Report on the LIFE Women’s Retreat
The Quadrangle, Kent – 31st July to 1st August 2010

The mini LIFE retreat was a culmination of a series of LIFE gatherings held throughout the year, with the aim of building a bridge between women of different faith groups and activities exploring the local environment in the London borough of Lambeth.

Launched as a pilot in the autumn of 2009, the name LIFE was chosen, standing for Local Initiative for Faith and the Environment. Then, over the spring and summer of this year, a small creative core of women from Muslim, Christian and Ecological backgrounds has taken root and emerged from the urban soil. A web of connections and friendships has started to form, while our monthly themed events have introduced a widening circle of women to an interwoven range of topics, from recycling to reforming old tetrapaks into colourful purses to the fascinating history of common land, as well as visits to existing food-growing projects and community gardens.

The ‘bridge’ we have created is one worth visiting. It’s both functional (we’re keen on the practical applications of what we’ve been learning and, for example, hope very soon to find a plot of land to form a LIFE garden). And it is also spiritual, providing a space from which to view the flow of life, to reflect, feel uplifted and realise the true value of the two landscapes on either side and the ever-moving mystery of truth that brings them together.

All this was very much played out in our 24 hours together. A colourful combination of women from the local Muslim Sisters Jamaat, Transition Town Brixton, Lambeth Council’s Sustainability Team and the Master Gardeners initiative gathered at Herne Hill Station on the Saturday morning to catch the train to the village of Shoreham. Thanks to an unusually kind train-driver who held the train on the plaform for a good couple of minutes, most of us managed to get onto the train following some excitement (last minute arrivals!), much to the entertainment of the other passengers.
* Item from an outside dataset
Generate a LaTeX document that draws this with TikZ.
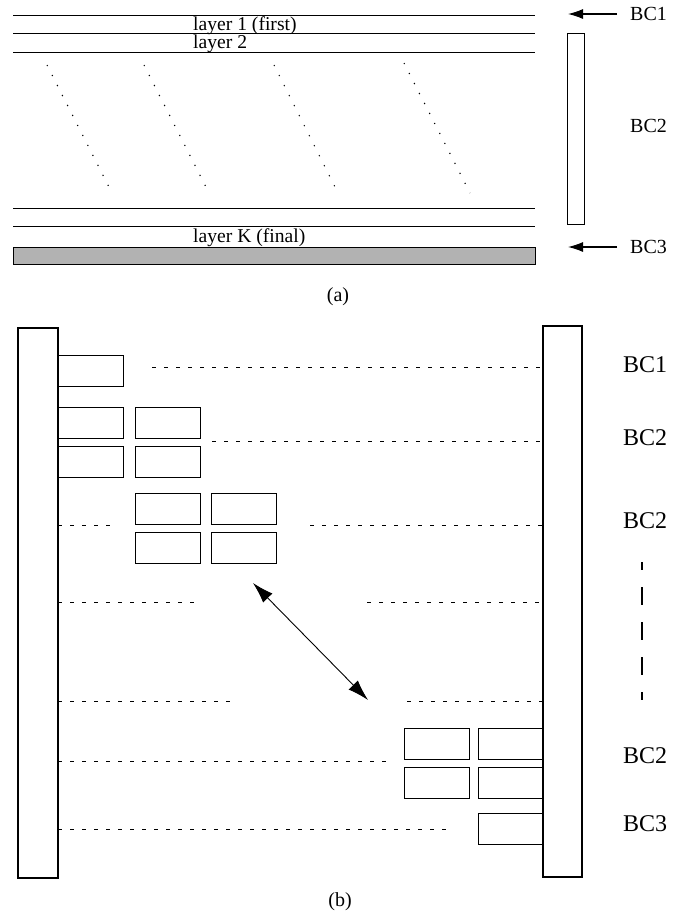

Having arrived in Shoreham, we walked from the station along country lanes, across a golf course and cricket pitch, arriving at the Quadrangle, where we had a tour with our hostesses, Deborah and Jessie, and a fantastic picnic on the sunlit grass. This was followed by a walk down to the river, led by Ceri Buck whose project Invisible Food teaches the joys of wild food foraging. Everywhere was abundant! From the rush and noise of London, we were so quickly engulfed by the late summer vegetation that time took on a different pulse. We ambled back to the Quadrangle for yoga and cooking, before eating a feast made from locally-sourced vegetables and fruit, gathered along a tressel table under the cavernous rustic ceilings of the barn.

As darkness fell, we retreated into the cosy comfort of the smaller Shepherd’s Barn for a time of discussion and reflection led by Wasi Danju from the group Wisdom in Nature. Each woman shared the significance of an object brought from London that represented for her a sense of depth and connection. And then texts from the Koran and eco-poetry were pondered over and voiced before some time for silent meditation. Inspired and weary we climbed the steps to our sleeping space – a dormitory of fifteen beds in the loft. The Muslim women gathered meanwhile for the last prayers of the day, prostrating under the stars to the sound of owls and wind in the trees. Observing the personal gestures, listening and sleeping alongside those you normally meet in the buzz of work and events in London is interesting and enriching. So here were the nuts and bolts of getting to know each other!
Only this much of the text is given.